14. The method of claim 11, further comprising removing at least a portion of the sacrificial layer which is under a moveable feature of the moveable device.

15. The method of claim 10, wherein forming the layer of antistiction material over at least a portion of the substrate comprises depositing a layer of silicon nitride using chemical vapor deposition to a thickness of between about 500 and about 3000 Angstroms, and patterning the silicon nitride layer to form a plurality of regions which are between about 15 μm and about 100 μm in at least one dimension.

16. The method of claim 15, wherein forming the layer of antistiction material over at least a portion of the substrate comprises depositing a layer of silicon nitride to a thickness of about 2000 Angstroms, and patterning the silicon nitride layer to form a plurality of regions about 20 μm in at least one dimension.

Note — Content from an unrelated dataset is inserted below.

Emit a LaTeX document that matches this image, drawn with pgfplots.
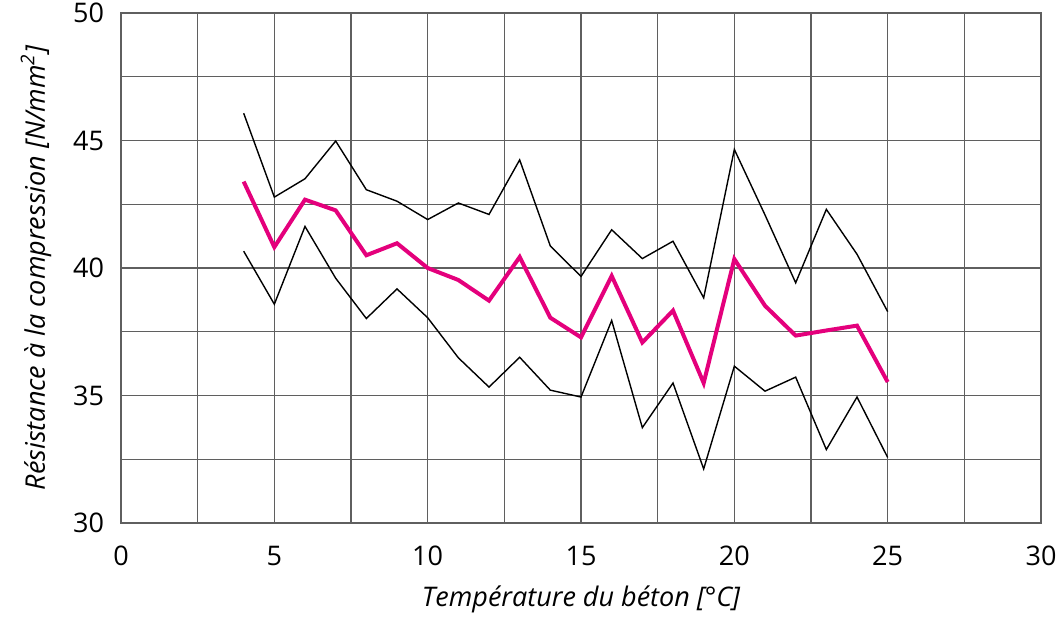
\documentclass[border=0pt]{standalone}
\usepackage{fontspec}
\setmainfont{Open Sans}
\usepackage{pgfplots}
\pgfplotsset{compat=1.18}
\definecolor{gridgray}{RGB}{95,95,95}
\definecolor{betonmag}{RGB}{228,0,124}

\begin{document}
\begin{tikzpicture}
\begin{axis}[
  scale only axis, width=460pt, height=255pt,
  xmin=0, xmax=30, ymin=30, ymax=50,
  xtick={0,5,...,30}, ytick={30,35,...,50},
  minor xtick={2.5,7.5,...,27.5}, minor ytick={32.5,37.5,...,47.5},
  grid=both,
  grid style={gridgray, line width=0.7pt},
  minor grid style={gridgray, line width=0.7pt},
  axis line style={gridgray, line width=0.7pt},
  major tick length=0pt, minor tick length=0pt,
  tick label style={font=\fontsize{13.5}{15}\selectfont, /pgf/number format/assume math mode=true},
  xticklabel style={yshift=-8pt},
  yticklabel style={xshift=-5pt},
  label style={font=\fontsize{13.5}{15}\selectfont\itshape},
  xlabel={Température du béton [°C]},
  ylabel={Résistance à la compression [N/mm\textsuperscript{2}]},
  xlabel style={yshift=-3pt},
  ylabel style={yshift=4pt},
]
\addplot[black, line width=0.7pt] coordinates {
  (4,46.07) (5,42.78) (6,43.50) (7,44.98) (8,43.07) (9,42.62) (10,41.90)
  (11,42.55) (12,42.10) (13,44.24) (14,40.86) (15,39.67) (16,41.50)
  (17,40.37) (18,41.05) (19,38.83) (20,44.65) (21,42.08) (22,39.42)
  (23,42.30) (24,40.54) (25,38.29)
};
\addplot[black, line width=0.7pt] coordinates {
  (4,40.66) (5,38.58) (6,41.63) (7,39.60) (8,38.02) (9,39.18) (10,38.05)
  (11,36.48) (12,35.33) (13,36.50) (14,35.21) (15,34.94) (16,37.94)
  (17,33.74) (18,35.49) (19,32.12) (20,36.15) (21,35.17) (22,35.72)
  (23,32.88) (24,34.94) (25,32.57)
};
\addplot[betonmag, line width=2pt] coordinates {
  (4,43.39) (5,40.82) (6,42.68) (7,42.26) (8,40.50) (9,40.97) (10,40.00)
  (11,39.53) (12,38.72) (13,40.43) (14,38.05) (15,37.28) (16,39.69)
  (17,37.08) (18,38.33) (19,35.49) (20,40.35) (21,38.52) (22,37.35)
  (23,37.55) (24,37.74) (25,35.53)
};
\end{axis}
\pgfresetboundingbox
\path[use as bounding box] ([xshift=-60.5pt,yshift=-47pt]current axis.south west)
  rectangle ([xshift=7.5pt,yshift=6.5pt]current axis.north east);
\end{tikzpicture}
\end{document}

17. The method of claim 10, wherein forming the moveable device in the device layer comprises etching a feature of the moveable device using deep reactive ion etching.

18. The method of claim 10, wherein forming the layer of antistiction material over at least a portion of the substrate comprises depositing a layer of polycrystalline silicon to a thickness of about 2000 Angstroms.

19. The method of claim 10, wherein the substrate and the device layer are both silicon.

20. An apparatus for manufacturing a wafer for fabricating a moveable device, comprising: means for forming a layer of antistiction material over at least a portion of a substrate; means for forming a sacrificial layer over the portions of the substrate not covered by the antistiction material; and means for coupling a device layer to the sacrificial layer.